— Aim —
Records follow. Copy every line with "that".

↓

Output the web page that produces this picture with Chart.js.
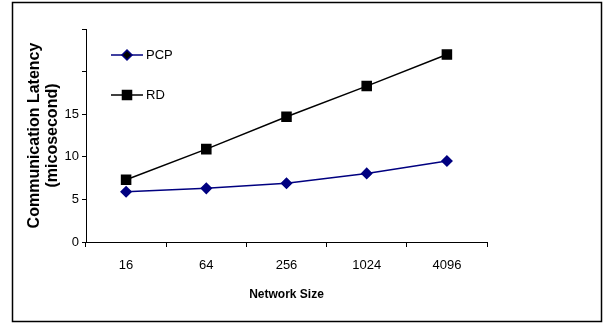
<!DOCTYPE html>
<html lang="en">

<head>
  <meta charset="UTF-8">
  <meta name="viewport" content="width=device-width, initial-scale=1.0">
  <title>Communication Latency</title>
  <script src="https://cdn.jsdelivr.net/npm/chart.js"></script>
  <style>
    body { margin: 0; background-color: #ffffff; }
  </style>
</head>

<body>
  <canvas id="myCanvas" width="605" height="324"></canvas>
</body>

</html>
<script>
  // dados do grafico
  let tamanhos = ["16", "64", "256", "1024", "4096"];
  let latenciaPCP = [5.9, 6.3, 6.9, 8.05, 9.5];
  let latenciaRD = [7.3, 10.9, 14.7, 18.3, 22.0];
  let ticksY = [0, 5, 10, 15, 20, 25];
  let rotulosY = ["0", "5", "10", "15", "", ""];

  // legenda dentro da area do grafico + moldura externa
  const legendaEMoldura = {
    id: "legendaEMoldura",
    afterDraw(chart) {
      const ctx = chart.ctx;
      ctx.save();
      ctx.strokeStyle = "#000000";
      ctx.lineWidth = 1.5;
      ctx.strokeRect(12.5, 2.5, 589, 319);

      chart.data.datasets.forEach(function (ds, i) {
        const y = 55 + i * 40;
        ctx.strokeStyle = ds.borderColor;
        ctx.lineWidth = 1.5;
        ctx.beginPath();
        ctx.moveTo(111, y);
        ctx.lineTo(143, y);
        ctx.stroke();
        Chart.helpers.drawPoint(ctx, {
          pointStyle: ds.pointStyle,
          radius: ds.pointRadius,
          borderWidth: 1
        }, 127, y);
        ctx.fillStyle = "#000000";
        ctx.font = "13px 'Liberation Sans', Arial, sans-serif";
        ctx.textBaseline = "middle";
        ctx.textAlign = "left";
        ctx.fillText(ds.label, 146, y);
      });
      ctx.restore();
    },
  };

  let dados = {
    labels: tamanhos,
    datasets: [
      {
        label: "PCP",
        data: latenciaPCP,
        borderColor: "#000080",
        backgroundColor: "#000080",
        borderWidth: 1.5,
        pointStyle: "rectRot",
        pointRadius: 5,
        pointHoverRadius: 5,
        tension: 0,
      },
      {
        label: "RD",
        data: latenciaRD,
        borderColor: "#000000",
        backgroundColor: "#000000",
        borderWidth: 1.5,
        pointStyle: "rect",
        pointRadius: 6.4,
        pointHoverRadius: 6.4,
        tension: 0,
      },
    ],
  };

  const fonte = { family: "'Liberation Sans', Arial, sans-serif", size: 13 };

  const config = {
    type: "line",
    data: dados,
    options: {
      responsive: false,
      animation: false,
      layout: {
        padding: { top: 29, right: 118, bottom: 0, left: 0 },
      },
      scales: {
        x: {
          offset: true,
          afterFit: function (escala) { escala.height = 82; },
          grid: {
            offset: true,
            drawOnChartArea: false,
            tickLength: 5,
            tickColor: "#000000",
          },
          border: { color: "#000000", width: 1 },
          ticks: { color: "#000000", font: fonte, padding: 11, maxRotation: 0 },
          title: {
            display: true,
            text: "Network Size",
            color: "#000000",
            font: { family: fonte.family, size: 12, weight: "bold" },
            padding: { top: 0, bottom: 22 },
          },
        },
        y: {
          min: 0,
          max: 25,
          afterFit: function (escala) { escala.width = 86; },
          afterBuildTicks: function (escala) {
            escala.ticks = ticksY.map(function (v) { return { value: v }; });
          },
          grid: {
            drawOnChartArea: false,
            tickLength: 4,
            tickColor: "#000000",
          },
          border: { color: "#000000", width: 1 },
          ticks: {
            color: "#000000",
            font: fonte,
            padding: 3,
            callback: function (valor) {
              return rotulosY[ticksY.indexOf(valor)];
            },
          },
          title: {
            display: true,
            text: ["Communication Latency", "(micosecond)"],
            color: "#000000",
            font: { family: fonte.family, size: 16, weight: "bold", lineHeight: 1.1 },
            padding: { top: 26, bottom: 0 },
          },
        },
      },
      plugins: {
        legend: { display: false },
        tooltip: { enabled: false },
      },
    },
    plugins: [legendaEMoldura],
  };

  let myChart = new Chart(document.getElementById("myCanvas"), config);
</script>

↑
↓

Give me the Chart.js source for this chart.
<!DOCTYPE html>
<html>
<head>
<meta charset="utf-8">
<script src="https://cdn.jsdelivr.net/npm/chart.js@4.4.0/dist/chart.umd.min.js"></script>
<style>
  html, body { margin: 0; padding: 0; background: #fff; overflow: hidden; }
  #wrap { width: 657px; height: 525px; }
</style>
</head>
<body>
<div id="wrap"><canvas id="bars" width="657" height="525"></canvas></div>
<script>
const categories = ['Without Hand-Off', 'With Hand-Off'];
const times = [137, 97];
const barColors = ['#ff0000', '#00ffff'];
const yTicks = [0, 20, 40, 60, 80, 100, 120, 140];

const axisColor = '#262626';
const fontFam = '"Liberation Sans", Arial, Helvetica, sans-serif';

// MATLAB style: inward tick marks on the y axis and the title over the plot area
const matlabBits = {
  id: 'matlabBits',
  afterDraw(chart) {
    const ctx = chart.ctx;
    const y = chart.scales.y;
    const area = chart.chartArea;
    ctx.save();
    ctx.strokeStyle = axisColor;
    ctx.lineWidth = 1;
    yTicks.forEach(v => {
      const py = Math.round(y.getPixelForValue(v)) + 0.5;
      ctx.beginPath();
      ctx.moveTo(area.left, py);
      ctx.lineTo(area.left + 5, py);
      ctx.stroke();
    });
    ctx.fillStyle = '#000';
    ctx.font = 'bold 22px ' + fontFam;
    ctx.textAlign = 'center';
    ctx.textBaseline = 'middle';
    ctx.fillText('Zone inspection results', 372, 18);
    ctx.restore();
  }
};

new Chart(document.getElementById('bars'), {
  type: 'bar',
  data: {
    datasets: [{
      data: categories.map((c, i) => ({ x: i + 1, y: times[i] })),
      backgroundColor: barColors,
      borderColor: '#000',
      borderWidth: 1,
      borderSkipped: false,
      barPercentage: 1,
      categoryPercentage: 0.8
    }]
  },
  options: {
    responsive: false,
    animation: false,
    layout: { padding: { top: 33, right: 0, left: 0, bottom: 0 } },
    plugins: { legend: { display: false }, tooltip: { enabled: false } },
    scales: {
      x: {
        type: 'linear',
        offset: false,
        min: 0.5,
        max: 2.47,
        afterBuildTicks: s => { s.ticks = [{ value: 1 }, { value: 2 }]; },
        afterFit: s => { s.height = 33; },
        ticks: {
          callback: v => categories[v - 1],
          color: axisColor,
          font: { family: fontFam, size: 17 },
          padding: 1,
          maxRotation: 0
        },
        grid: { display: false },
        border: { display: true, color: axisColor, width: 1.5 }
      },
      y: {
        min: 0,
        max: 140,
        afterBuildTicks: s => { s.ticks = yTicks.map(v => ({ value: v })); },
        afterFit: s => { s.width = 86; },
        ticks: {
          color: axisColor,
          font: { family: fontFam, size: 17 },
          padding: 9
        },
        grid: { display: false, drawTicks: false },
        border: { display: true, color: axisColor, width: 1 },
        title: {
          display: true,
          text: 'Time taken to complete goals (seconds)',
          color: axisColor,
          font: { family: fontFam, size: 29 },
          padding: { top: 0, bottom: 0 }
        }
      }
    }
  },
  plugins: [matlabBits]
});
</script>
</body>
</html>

↑
↓

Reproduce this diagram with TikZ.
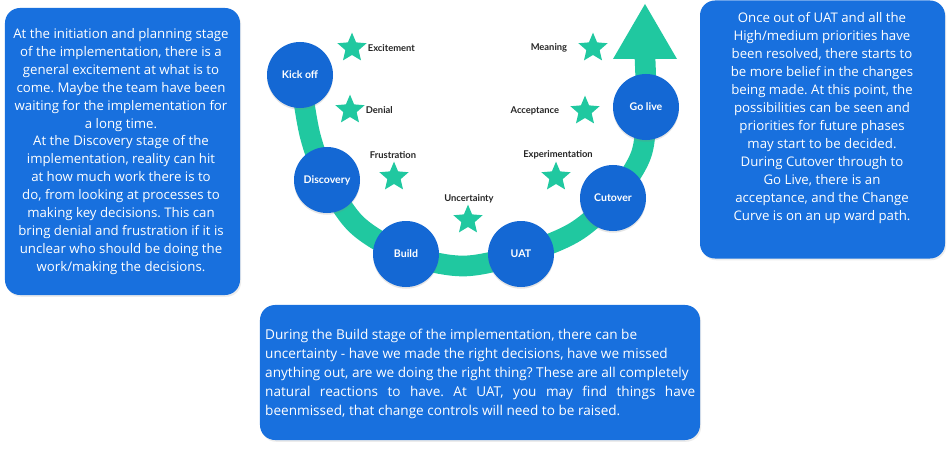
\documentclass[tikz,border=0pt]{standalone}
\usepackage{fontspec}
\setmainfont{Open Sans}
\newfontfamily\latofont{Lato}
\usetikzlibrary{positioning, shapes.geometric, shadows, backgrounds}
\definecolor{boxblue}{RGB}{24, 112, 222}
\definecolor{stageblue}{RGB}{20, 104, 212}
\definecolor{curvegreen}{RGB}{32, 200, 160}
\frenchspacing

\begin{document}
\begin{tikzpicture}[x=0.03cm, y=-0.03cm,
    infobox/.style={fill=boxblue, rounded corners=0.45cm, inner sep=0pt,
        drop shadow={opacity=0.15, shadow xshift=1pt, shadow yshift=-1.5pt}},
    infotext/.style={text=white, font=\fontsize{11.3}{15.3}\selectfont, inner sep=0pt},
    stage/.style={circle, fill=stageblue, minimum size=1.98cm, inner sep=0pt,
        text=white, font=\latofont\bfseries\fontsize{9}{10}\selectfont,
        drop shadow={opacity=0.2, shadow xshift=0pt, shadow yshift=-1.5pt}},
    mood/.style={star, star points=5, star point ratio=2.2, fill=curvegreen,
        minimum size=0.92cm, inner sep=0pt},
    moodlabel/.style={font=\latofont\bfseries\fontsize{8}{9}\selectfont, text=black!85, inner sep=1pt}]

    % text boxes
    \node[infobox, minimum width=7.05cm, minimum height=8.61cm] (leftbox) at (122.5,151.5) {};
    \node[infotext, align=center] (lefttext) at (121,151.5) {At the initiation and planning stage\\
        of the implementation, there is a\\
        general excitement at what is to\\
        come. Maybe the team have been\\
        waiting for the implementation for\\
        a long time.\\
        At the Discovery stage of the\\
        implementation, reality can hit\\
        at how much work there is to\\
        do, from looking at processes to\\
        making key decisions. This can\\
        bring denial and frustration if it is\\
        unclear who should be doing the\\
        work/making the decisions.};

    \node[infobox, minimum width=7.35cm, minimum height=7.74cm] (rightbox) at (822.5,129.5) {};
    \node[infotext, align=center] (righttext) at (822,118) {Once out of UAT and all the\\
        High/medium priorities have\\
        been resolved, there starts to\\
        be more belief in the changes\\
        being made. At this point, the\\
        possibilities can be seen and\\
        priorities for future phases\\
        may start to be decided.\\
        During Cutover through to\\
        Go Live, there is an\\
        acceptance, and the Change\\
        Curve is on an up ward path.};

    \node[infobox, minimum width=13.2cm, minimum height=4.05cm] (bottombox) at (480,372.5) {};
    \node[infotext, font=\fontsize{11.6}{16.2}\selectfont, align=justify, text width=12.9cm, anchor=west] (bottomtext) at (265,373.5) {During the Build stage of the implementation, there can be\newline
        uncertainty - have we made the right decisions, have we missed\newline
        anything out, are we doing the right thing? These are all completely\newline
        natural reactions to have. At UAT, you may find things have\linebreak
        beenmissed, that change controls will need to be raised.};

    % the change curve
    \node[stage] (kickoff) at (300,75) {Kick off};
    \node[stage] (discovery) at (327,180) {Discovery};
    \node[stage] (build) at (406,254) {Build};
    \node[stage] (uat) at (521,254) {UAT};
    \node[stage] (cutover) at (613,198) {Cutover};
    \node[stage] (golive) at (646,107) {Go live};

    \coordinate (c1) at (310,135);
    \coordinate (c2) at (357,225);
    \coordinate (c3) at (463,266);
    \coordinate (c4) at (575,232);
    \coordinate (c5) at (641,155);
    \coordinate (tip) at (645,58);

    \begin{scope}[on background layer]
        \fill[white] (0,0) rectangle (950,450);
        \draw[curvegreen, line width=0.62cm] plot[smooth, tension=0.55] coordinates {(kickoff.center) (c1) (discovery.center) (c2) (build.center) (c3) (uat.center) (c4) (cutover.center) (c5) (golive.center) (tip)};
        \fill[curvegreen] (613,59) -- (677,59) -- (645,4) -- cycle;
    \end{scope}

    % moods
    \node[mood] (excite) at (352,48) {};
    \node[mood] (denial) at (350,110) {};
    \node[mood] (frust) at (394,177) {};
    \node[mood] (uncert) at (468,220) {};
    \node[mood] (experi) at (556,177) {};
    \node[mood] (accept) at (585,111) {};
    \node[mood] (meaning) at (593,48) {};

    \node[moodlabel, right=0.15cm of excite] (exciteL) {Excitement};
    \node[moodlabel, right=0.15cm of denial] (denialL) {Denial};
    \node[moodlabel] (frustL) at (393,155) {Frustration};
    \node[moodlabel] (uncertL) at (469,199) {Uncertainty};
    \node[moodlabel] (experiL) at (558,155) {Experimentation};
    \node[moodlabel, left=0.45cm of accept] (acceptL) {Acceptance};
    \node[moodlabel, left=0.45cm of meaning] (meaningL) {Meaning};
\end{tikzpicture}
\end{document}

↑

— Complete answer —
Output the web page that produces this picture with Chart.js.
        beenmissed, that change controls will need to be raised.};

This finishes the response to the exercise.